In a demonstration, Coburn's 11-year-old student Ben is attacked from behind just like a child was in the Lake Charleston community last month. Ben reacts quickly, yelling, and stomping on the attacker's foot. When he finally gets some distance between him and the attacker, he runs. 

Ben's mother has seen the news stories about the recent attempted child abductions in Lake Charleston. Deputies are still searching for the suspicious van and suspected abductor. On Wednesday a child in Fort Pierce locked himself in his family's car at a shopping plaza after a suspicious woman came after him. Police are seeking information from anyone who recognizes the car or woman in surveillance video. 

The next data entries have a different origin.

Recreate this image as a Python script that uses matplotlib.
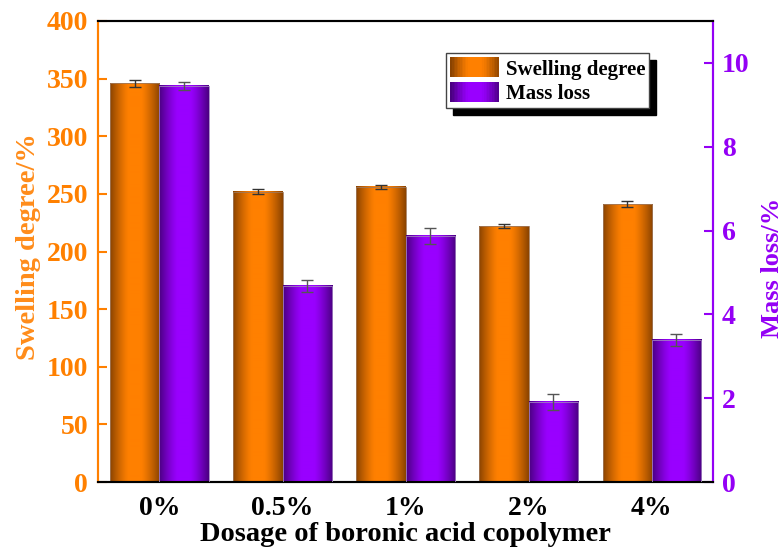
import numpy as np
import matplotlib.pyplot as plt
from matplotlib.colors import LinearSegmentedColormap
from matplotlib.legend_handler import HandlerBase
from matplotlib.patches import Rectangle

plt.rcParams['font.family'] = ['Liberation Serif', 'DejaVu Serif']
plt.rcParams['font.weight'] = 'bold'

# Data
dosage = ['0%', '0.5%', '1%', '2%', '4%']
swelling = [346, 252, 256, 222, 241]
swelling_err = [3, 2.5, 2, 1.5, 2.5]
mass_loss = [9.45, 4.68, 5.87, 1.91, 3.39]
mass_loss_err = [0.1, 0.15, 0.2, 0.2, 0.15]

orange = '#FF8000'
purple = '#9400F5'
orange_cmap = LinearSegmentedColormap.from_list('og', ['#8A4300', '#FF8000'])
purple_cmap = LinearSegmentedColormap.from_list('pg', ['#4A0080', '#9900FF'])

# horizontal shading profile: dark edges, bright middle
t = np.linspace(0, 1, 200)
shade = 1 - np.clip((np.abs(t - 0.5) - 0.12) / 0.38, 0, 1) ** 1.3
shade = shade[np.newaxis, :]


def gradient_bars(ax, bars, cmap):
    for b in bars:
        x0, y0 = b.get_x(), b.get_y()
        w, h = b.get_width(), b.get_height()
        ax.imshow(shade, cmap=cmap, vmin=0, vmax=1, aspect='auto',
                  extent=[x0, x0 + w, y0, y0 + h], zorder=2, interpolation='bilinear')
        b.set_facecolor('none')
        b.set_zorder(3)


class GradientHandler(HandlerBase):
    def __init__(self, cmap):
        super().__init__()
        self.cmap = cmap

    def create_artists(self, legend, orig_handle, xdescent, ydescent,
                       width, height, fontsize, trans):
        n = 30
        artists = []
        for i in range(n):
            c = self.cmap(shade[0, int(i / n * 199)])
            r = Rectangle((-xdescent + width * i / n, -ydescent), width / n + 0.3, height,
                          facecolor=c, edgecolor='none', transform=trans)
            artists.append(r)
        return artists


fig = plt.figure(figsize=(7.83, 5.48), dpi=100)
ax = fig.add_axes([0.125, 0.1204, 0.786, 0.8413])
ax2 = ax.twinx()

x = np.arange(len(dosage))
width = 0.4

b1 = ax.bar(x - width / 2, swelling, width, color=orange, edgecolor='#A0785A',
            linewidth=0.6, label='Swelling degree')
ax.errorbar(x - width / 2, swelling, yerr=swelling_err, fmt='none', ecolor='#333333',
            elinewidth=1, capsize=4, capthick=1, zorder=5)
b2 = ax2.bar(x + width / 2, mass_loss, width, color=purple, edgecolor='#A080C0',
             linewidth=0.6, label='Mass loss')
ax2.errorbar(x + width / 2, mass_loss, yerr=mass_loss_err, fmt='none', ecolor='#555555',
             elinewidth=1, capsize=4, capthick=1, zorder=5)
gradient_bars(ax, b1, orange_cmap)
gradient_bars(ax2, b2, purple_cmap)

ax.set_xlim(-0.5, 4.5)
ax.set_ylim(0, 400)
ax2.set_ylim(0, 11)

ax.set_xticks(x)
ax.set_xticklabels(dosage, fontsize=20, fontweight='bold')
ax.tick_params(axis='x', direction='in', length=4, width=1.5, pad=10)
ax.set_yticks(np.arange(0, 401, 50))
ax.tick_params(axis='y', colors=orange, labelsize=20, direction='in', length=6.5,
               width=1.5, pad=7)
ax2.set_yticks(np.arange(0, 11, 2))
ax2.tick_params(axis='y', colors=purple, labelsize=20, direction='in', length=6.5,
                width=1.5, pad=6)
for lbl in ax.get_yticklabels() + ax2.get_yticklabels():
    lbl.set_fontweight('bold')

ax.set_xlabel('Dosage of boronic acid copolymer', fontsize=20.5, fontweight='bold', labelpad=1)
ax.set_ylabel('Swelling degree/%', fontsize=20.5, fontweight='bold', color='#FF8C1A')
ax.yaxis.set_label_coords(-0.092, 0.51)
ax2.set_ylabel('Mass loss/%', fontsize=19, fontweight='bold', color=purple)
ax2.yaxis.set_label_coords(1.077, 0.464)

for a in (ax, ax2):
    a.spines['left'].set_color(orange)
    a.spines['right'].set_color(purple)
    a.spines['top'].set_color('black')
    a.spines['bottom'].set_color('black')
    for s in a.spines.values():
        s.set_linewidth(1.5)

leg = ax2.legend([b1, b2], ['Swelling degree', 'Mass loss'],
                 handler_map={b1: GradientHandler(orange_cmap), b2: GradientHandler(purple_cmap)},
                 loc='upper left', bbox_to_anchor=(0.566, 0.93),
                 prop={'weight': 'bold', 'size': 15}, frameon=True, fancybox=False,
                 shadow={'color': 'black', 'alpha': 1, 'ox': 5, 'oy': -5},
                 borderpad=0.2, labelspacing=0.1, handlelength=2.3, handleheight=1.1,
                 handletextpad=0.35, borderaxespad=0)
leg.get_frame().set_edgecolor('#444444')
leg.get_frame().set_linewidth(1)

fig.savefig('out.png', dpi=100)
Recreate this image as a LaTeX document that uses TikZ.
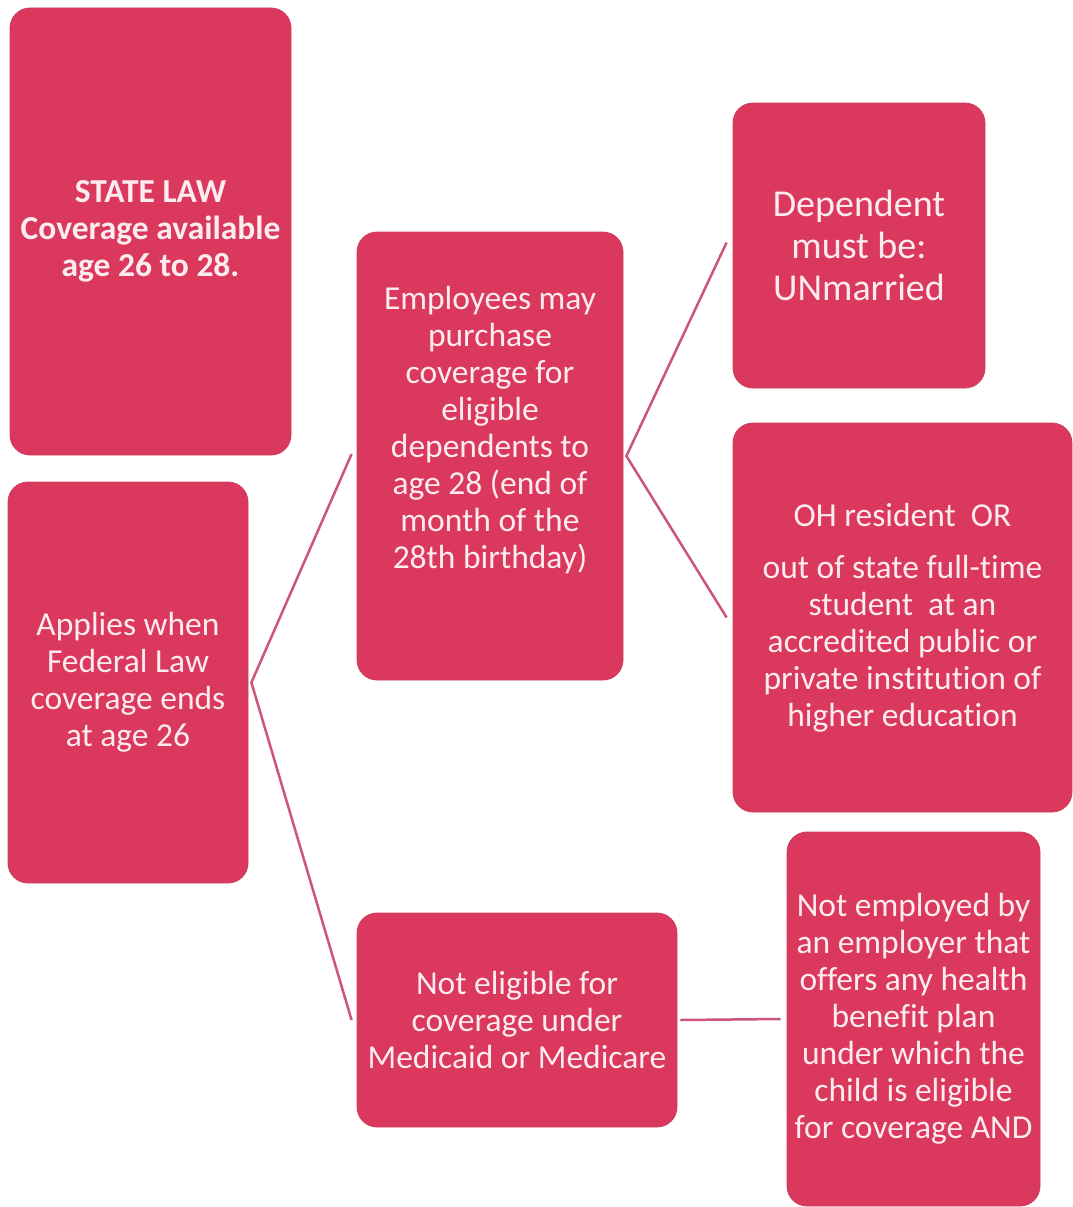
\documentclass[tikz,border=0pt]{standalone}
\usepackage{fontspec}
\setmainfont[Ligatures={NoCommon}]{Carlito}
\definecolor{boxfill}{RGB}{218,56,92}
\definecolor{boxedge}{RGB}{205,60,95}
\definecolor{txt}{RGB}{252,236,240}
\definecolor{linec}{RGB}{205,85,120}
\tikzset{
  box/.style={draw=boxedge, line width=0.8pt, fill=boxfill, rounded corners=20pt,
    text=txt, align=center, inner sep=0pt, font=\fontsize{33.5}{37}\selectfont},
  boxtext/.style={text=txt, align=center, inner sep=0pt, font=\fontsize{33.5}{37}\selectfont},
  conn/.style={draw=linec, line width=2.5pt, line join=miter}
}
\begin{document}
\begin{tikzpicture}[x=1pt,y=-1pt]
\useasboundingbox[fill=white] (0,0) rectangle (1073,1207);
\node[box, minimum width=281pt, minimum height=447pt] (state) at (150.5,231.5)
  {\bfseries STATE LAW\\\bfseries Coverage available\\\bfseries age 26 to 28.};
\node[box, minimum width=240pt, minimum height=401pt] (app) at (128,682.5)
  {Applies when\\Federal Law\\coverage ends\\at age 26};
\node[box, minimum width=266pt, minimum height=448pt] (emp) at (490,456) {};
\node[boxtext] (empT) at (490,430)
  {Employees may\\purchase\\coverage for\\eligible\\dependents to\\age 28 (end of\\month of the\\28th birthday)};
\node[box, minimum width=252pt, minimum height=285pt, font=\fontsize{38}{42}\selectfont] (dep) at (859,245.5)
  {Dependent\\must be:\\UNmarried};
\node[box, minimum width=339pt, minimum height=389pt] (oh) at (902.5,617.5)
  {OH resident~~OR\\[15pt]out of state full-time\\student~~at an\\accredited public or\\private institution of\\higher education};
\node[box, minimum width=320pt, minimum height=214pt] (noel) at (517,1020)
  {Not eligible for\\coverage under\\Medicaid or Medicare};
\node[box, minimum width=253pt, minimum height=374pt] (nemp) at (913.5,1019)
  {Not employed by\\an employer that\\offers any health\\benefit plan\\under which the\\child is eligible\\for coverage AND};
\coordinate (v1) at ([xshift=3pt]app.east);
\coordinate (v2) at ([xshift=3pt]emp.east);
\draw[conn] ([xshift=-5pt,yshift=2pt]emp.west) -- (v1) -- ([xshift=-5pt]noel.west);
\draw[conn] ([xshift=-6pt,yshift=3pt]dep.west) -- (v2) -- ([xshift=-6pt]oh.west);
\draw[conn] ([xshift=3pt]noel.east) -- ([xshift=-6pt]nemp.west);
\end{tikzpicture}
\end{document}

"I do feel at ease that he’s gaining the abilities to defend himself but as a parent you never stop worrying," said Sirena Leverrier, Ben's mother.

Richard Maxwell put his 7-year-old Emma in Karate when she was three. 

"I think this is our best defense," he said.

Maxwell says seeing his daughter grow and learn to fight back makes him more confident that in the event someone tried to take her, she could get away. 

"She has a chance. She has a chance," added Maxwell.

Coburn says it's important to teach children to be vocal. He says screaming when a stranger reaches for them is a key tactic.